屠户曹揍完妇人,总会扔下一句话,作为结束语——狗日的——让狗日去吧!
这话既像将妇人从手中放生般饶过,又似一种公开的准许,让妇人玉豆跟别人厮混。若此时恰好临近黄昏,妇人玉豆从长凳上爬起来,眼睛斜睨到酒楼的一扇窗 牖,朝站在那帘后的人影抛一个暧昧而得意的眼神,像发暗号,人影旋即从窗口消失,像是为接下来发生的好事,进入稍许的等待。妇人玉豆便若无其事地收拾东 西,见屠户一身油汗,还会递把小扇给他——那是妇人的团扇,妇人玉豆仿佛甚是怜惜他刚才所花的力气,还搬张竹椅来让男人坐下歇息,显得煞是温柔体贴。

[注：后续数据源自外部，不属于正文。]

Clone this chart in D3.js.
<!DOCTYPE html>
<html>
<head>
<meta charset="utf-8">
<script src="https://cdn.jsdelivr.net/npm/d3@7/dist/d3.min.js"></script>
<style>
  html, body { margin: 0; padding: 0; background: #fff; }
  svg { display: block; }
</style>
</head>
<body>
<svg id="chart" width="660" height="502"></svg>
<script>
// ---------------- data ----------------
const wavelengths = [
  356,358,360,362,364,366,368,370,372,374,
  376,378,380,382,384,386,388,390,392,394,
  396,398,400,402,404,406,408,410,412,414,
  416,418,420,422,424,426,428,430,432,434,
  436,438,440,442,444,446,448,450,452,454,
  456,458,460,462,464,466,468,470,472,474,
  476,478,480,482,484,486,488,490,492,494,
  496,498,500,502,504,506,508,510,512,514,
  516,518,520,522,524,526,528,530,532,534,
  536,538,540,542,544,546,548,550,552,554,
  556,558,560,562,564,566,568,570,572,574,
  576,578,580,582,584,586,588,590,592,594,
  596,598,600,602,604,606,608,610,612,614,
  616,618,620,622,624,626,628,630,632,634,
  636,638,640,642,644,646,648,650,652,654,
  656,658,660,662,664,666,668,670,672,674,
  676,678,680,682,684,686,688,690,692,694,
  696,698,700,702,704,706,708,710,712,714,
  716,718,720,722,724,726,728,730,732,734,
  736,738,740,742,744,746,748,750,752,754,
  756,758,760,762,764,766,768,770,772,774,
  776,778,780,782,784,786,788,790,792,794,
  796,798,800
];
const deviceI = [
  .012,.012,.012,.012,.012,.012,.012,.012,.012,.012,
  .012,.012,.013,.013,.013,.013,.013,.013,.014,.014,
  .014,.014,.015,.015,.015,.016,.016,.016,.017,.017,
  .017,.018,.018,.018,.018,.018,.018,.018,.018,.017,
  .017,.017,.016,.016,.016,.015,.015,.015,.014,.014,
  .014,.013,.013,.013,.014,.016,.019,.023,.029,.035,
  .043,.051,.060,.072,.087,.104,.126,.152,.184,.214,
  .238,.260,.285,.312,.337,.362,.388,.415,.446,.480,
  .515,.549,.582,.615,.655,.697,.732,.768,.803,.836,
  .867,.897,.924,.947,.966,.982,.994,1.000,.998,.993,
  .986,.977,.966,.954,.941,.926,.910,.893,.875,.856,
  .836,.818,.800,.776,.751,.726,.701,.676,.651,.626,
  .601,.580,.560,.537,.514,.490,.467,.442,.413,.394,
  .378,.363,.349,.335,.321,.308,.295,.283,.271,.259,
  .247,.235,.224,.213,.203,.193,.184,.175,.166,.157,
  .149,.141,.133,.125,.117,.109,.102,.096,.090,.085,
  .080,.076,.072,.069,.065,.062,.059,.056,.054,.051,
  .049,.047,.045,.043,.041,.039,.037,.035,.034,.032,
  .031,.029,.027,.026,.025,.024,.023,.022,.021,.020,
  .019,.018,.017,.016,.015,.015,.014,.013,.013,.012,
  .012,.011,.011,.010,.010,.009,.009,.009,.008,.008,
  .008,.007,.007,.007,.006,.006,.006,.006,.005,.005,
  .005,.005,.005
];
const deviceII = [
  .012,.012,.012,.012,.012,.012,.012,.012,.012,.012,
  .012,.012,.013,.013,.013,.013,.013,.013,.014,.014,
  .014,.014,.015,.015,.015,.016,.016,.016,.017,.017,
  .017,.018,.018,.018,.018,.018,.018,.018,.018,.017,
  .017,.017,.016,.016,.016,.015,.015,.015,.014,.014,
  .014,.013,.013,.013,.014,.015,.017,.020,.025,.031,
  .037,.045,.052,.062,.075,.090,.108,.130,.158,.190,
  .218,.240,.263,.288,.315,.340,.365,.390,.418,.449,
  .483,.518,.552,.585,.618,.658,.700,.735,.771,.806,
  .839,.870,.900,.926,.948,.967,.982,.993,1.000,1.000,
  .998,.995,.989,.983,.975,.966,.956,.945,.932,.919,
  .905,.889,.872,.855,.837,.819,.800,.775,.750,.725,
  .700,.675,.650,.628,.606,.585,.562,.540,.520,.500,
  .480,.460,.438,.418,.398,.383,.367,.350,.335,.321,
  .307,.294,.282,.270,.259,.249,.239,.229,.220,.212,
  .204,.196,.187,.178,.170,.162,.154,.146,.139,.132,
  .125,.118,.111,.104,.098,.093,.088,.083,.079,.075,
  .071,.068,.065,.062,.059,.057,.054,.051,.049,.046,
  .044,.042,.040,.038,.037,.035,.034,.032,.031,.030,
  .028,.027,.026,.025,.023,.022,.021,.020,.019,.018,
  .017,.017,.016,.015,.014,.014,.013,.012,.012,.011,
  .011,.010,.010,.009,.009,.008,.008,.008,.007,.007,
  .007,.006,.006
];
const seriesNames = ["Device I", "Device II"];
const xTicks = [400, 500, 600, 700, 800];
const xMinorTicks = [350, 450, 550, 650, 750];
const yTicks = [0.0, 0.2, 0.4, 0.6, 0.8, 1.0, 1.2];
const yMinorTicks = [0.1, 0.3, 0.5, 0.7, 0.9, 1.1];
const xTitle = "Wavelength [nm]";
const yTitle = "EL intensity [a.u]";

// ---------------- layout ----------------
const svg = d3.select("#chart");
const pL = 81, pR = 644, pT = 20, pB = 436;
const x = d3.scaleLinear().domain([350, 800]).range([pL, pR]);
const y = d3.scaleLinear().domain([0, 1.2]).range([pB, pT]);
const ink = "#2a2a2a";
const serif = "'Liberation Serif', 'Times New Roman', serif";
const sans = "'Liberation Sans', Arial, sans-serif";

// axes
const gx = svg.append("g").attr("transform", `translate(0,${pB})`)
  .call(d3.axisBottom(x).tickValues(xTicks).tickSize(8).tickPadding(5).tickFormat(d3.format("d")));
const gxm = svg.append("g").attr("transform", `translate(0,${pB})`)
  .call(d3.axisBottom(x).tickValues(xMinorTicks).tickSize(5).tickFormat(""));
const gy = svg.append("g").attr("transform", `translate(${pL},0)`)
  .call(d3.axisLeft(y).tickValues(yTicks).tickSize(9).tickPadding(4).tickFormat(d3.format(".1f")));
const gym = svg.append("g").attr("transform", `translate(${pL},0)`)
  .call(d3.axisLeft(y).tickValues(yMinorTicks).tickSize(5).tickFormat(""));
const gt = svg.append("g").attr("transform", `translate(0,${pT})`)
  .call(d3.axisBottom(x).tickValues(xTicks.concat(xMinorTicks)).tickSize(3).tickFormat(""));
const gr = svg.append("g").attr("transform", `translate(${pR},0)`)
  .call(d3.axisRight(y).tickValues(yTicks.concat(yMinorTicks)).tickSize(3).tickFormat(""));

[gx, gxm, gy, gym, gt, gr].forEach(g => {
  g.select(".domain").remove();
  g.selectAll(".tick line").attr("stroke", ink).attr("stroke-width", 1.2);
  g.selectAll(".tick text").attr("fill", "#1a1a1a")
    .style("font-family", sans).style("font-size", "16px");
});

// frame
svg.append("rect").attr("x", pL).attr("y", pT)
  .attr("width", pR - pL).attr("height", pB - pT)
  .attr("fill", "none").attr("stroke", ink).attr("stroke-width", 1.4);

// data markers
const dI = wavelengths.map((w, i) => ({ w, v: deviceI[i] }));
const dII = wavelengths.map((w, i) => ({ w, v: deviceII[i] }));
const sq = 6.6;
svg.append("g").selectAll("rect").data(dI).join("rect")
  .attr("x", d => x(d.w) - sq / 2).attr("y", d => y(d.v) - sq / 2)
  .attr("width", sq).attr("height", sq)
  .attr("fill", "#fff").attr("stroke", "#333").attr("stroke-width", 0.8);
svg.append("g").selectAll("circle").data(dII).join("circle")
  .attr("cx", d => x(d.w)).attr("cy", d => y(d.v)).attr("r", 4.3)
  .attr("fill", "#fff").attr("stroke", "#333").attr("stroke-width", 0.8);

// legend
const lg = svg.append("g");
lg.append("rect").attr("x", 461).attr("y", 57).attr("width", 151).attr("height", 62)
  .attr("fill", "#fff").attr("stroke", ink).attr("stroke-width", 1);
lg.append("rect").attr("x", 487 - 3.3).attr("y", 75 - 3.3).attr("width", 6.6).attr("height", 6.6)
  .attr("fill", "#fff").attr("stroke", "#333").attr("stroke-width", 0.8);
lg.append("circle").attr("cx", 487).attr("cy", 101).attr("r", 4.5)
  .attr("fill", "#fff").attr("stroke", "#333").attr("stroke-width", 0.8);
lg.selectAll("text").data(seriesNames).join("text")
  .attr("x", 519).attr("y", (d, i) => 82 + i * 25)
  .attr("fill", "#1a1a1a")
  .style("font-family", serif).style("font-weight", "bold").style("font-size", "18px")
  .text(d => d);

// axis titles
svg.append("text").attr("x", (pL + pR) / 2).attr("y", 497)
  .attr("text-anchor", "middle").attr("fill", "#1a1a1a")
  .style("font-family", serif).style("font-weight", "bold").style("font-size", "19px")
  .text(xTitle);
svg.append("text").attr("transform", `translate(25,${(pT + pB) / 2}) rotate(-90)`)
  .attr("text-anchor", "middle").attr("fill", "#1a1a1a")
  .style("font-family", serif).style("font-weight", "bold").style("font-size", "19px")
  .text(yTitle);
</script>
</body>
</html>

就在屠户曹端详那副伟大的手而陶醉得不能自拔时,妇人玉豆已到屋里打了一转出来,鹅蛋形的脸上敷了层薄粉,恰到好处地遮住了雀斑——生活的疲惫仍掩抑不 住妇人胸部一样丰满的欲望。她换了一身桃红挂绿的裙子,满脸笑吟吟的,屁股扭幅极大地从屠户跟前走过。屠户曹仿佛视而不见,只对那传奇般的巴掌赞叹不已。

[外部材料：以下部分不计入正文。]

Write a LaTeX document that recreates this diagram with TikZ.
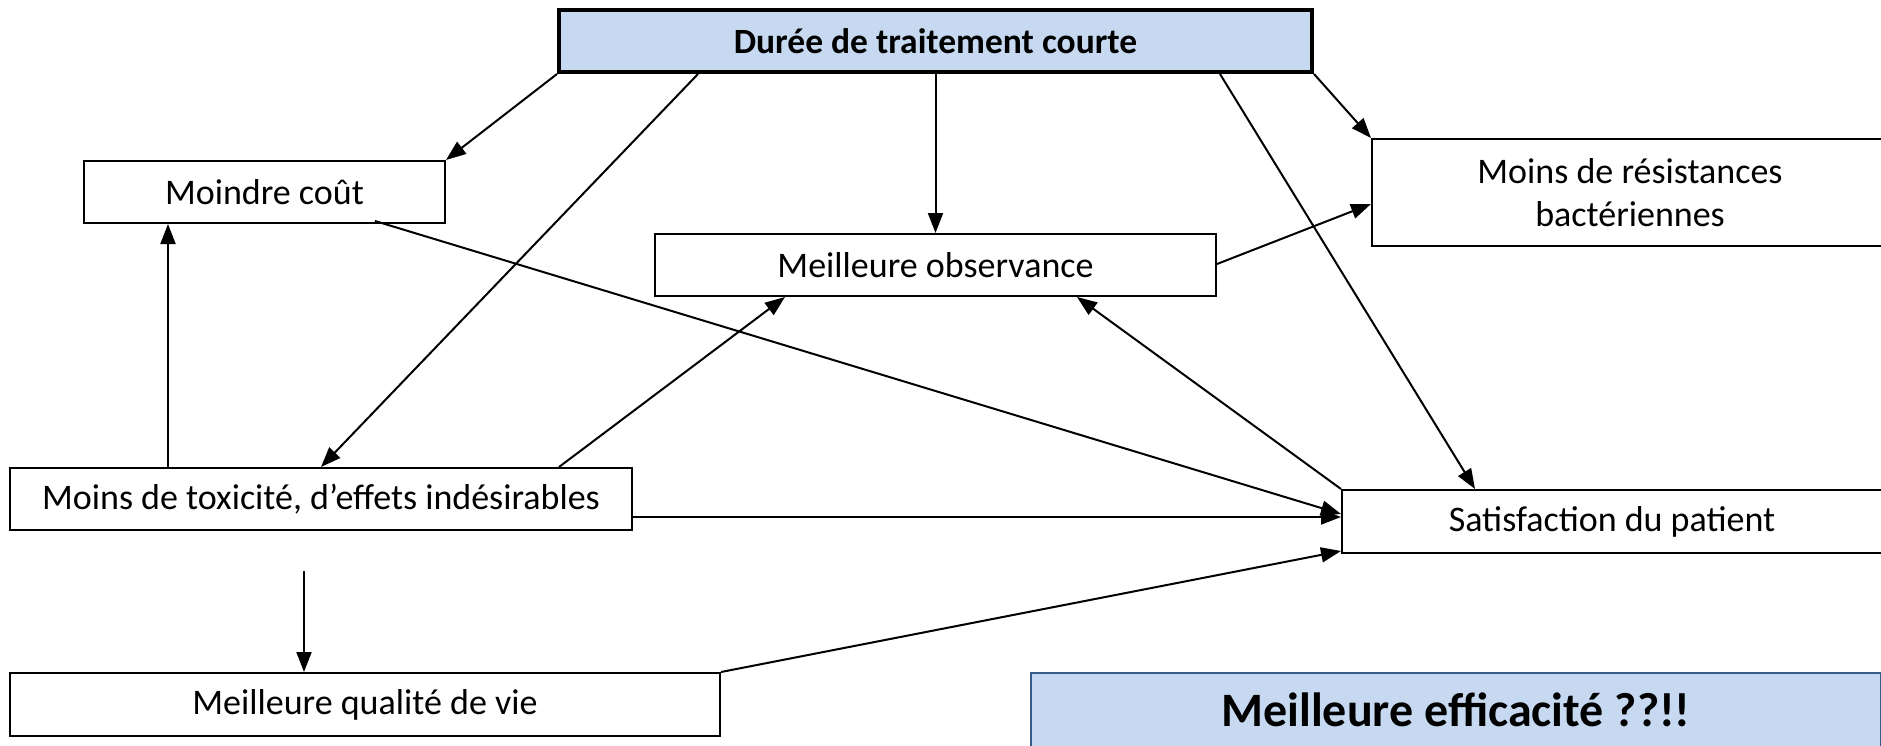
\documentclass[tikz,border=0pt]{standalone}
\usepackage{fontspec}
\setmainfont{Carlito}
\usetikzlibrary{arrows.meta}
\definecolor{lblue}{HTML}{C6D9F1}
\definecolor{bborder}{HTML}{385D8A}
\tikzset{
  box/.style={draw=black, line width=2pt, fill=white, inner sep=0pt, align=center,
    font=\fontsize{36}{43}\selectfont},
  arr/.style={line width=2pt, -{Triangle[length=20pt,width=15pt]}},
}
\begin{document}
\begin{tikzpicture}[x=1pt,y=-1pt]
\useasboundingbox (0,0) rectangle (1881,746);
\clip (0,0) rectangle (1881,746);
\node[box, fill=lblue, line width=4pt, minimum width=753pt, minimum height=62pt, font=\fontsize{35.5}{42}\selectfont\bfseries] (top) at (935.5,41) {Durée de traitement courte};
\node[box, minimum width=361pt, minimum height=62pt] (cout) at (264.5,192) {Moindre coût};
\node[box, minimum width=561pt, minimum height=62pt] (obs) at (935.5,265) {Meilleure observance};
\node[box, minimum width=516pt, minimum height=107pt] (res) at (1630,192.5) {Moins de résistances\\bactériennes};
\node[box, minimum width=622pt, minimum height=62pt] (tox) at (321,499) {Moins de toxicité, d’effets indésirables};
\node[box, minimum width=540pt, minimum height=63pt] (sat) at (1612,521.5) {Satisfaction du patient};
\node[box, minimum width=710pt, minimum height=63pt] (qual) at (365,704.5) {Meilleure qualité de vie};
\node[box, draw=bborder, fill=lblue, minimum width=850pt, minimum height=74pt, font=\fontsize{48}{56}\selectfont\bfseries] (eff) at (1456,710) {Meilleure efficacité ??!!};
\coordinate (qstart) at ([xshift=295pt,yshift=101pt]qual.north west);

\draw[arr] (top.south west) -- (cout.north east);
\draw[arr] ([xshift=141pt]top.south west) -- ([xshift=312pt]tox.north west);
\draw[arr] (top.south) -- (obs.north);
\draw[arr] ([xshift=663pt]top.south west) -- ([xshift=134pt]sat.north west);
\draw[arr] (top.south east) -- (res.north west);
\draw[arr] ([yshift=1pt]obs.east) -- ([yshift=-11.5pt]res.west);
\draw[arr] ([xshift=292pt,yshift=3pt]cout.south west) -- ([yshift=7.5pt]sat.west);
\draw[arr] ([xshift=159pt]tox.north west) -- ([xshift=85pt]cout.south west);
\draw[arr] ([xshift=550pt]tox.north west) -- ([xshift=131pt]obs.south west);
\draw[arr] (sat.north west) -- ([xshift=423pt]obs.south west);
\draw[arr] ([yshift=-18pt]tox.east) -- ([yshift=4.5pt]sat.west);
\draw[arr] (qstart) -- ([xshift=295pt]qual.north west);
\draw[arr] (qual.north east) -- ([yshift=-29.5pt]sat.west);
\end{tikzpicture}
\end{document}
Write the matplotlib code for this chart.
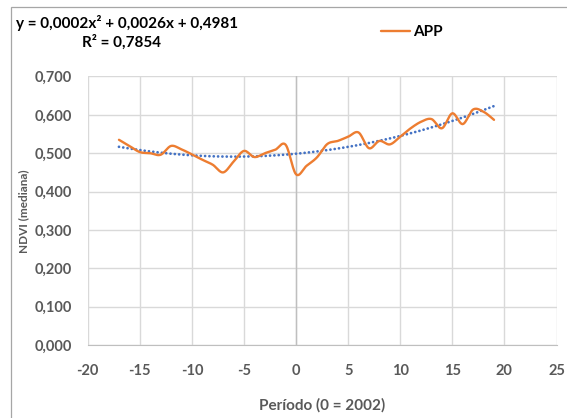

忽一日,朝廷丞相斯制定了不准男人欺侮女人的律令,那是包括不能打老婆在内的,而且很是严厉。有违者以杀人论处,重则斩首,轻则罚三十年修长城的苦役。 男人不能打老婆,屠户曹认为这很没道理,心有不满和怨气,又不敢发作,每日杀猪卖完肉之后,便无事可做,荒废了一双天生打老婆的好手,既为之惋惜又觉得不 习惯。生活一时也味同嚼蜡,妇人也感到颇不自在。两人相对,竟是无限落寞。某日,屠户曹对妇人玉豆感叹一声,道,这日子没法活了。便挟一把厚重锋快的剁肉 刀出走了。据说他是寻找一个可以打妇人屁股的世外桃源去了,也有人说屠户做了侠客,后来干了一桩极其轰动的事——把天香楼老板方头杀了,并将人家的命根割 下来油焖了下酒,方扬长而去。再后来,人就发现他死在一个臭气熏天的猪圈里,这自然是更后来发生的事。

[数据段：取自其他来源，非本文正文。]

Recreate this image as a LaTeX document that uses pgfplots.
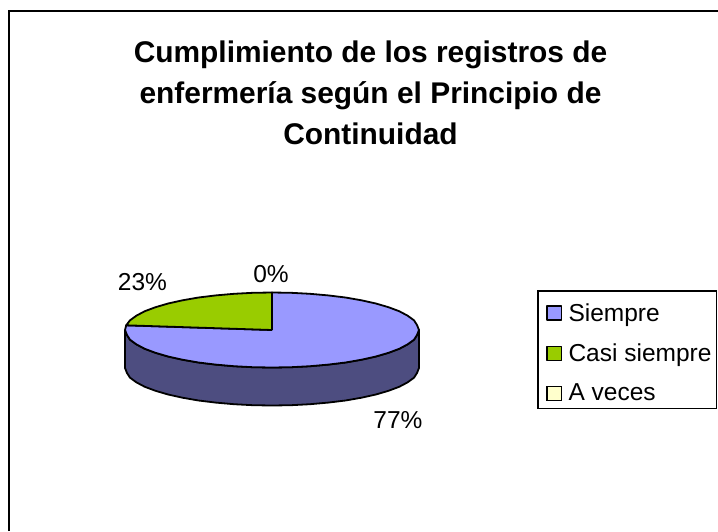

天香楼主人生得方头大 脸, 表皮白白净净的,一副官相,干得竟是个开店卖酒的营生,人们也就叫他方头,叫着叫着反忘了真实姓名。方头阔鼻大眼,貌虽不雅,也是长身而立,似乎不乏倜 傥,有些轩昂之气。只是方头老婆却一味的冷淡,冷到床头被窝里,令天香楼主人感到兴味索然,难得强行同房一次,也是剃头担子一头热,很不来事。屠户娘子不 同,身子肥而不胖,水蜜桃般丰润,不想一惹就得了手,就似前世的冤家一般,屡试不爽。就这么七弄八弄,谁料竟好端端弄丢了性命,不过这都是后话。
零肆
赵牧自窗牖前转过身来,叫了一声,见浦牢坐在地上,身子软耷耷靠着桌脚,那把刀开了主人的膛,像一个屠夫熟练地剖开了猪腹。浦牢的嘴是歪的,嘴角似笑非 笑,仿佛带着一丝歉意。一把满是鲜血的刀横在肚子上,纵是见过无数杀戮场面的赵牧,也觉得奇惨无比。他将浦牢的身子放平,然后脱下自己的外衣,小心地包住 他上身,不让其血创暴露在光天化日下,并将自己的棕笠取下,盖住死者面孔。此时,赵牧听到一声聒耳的鸟叫声,眼前飘过灰色的鸟影。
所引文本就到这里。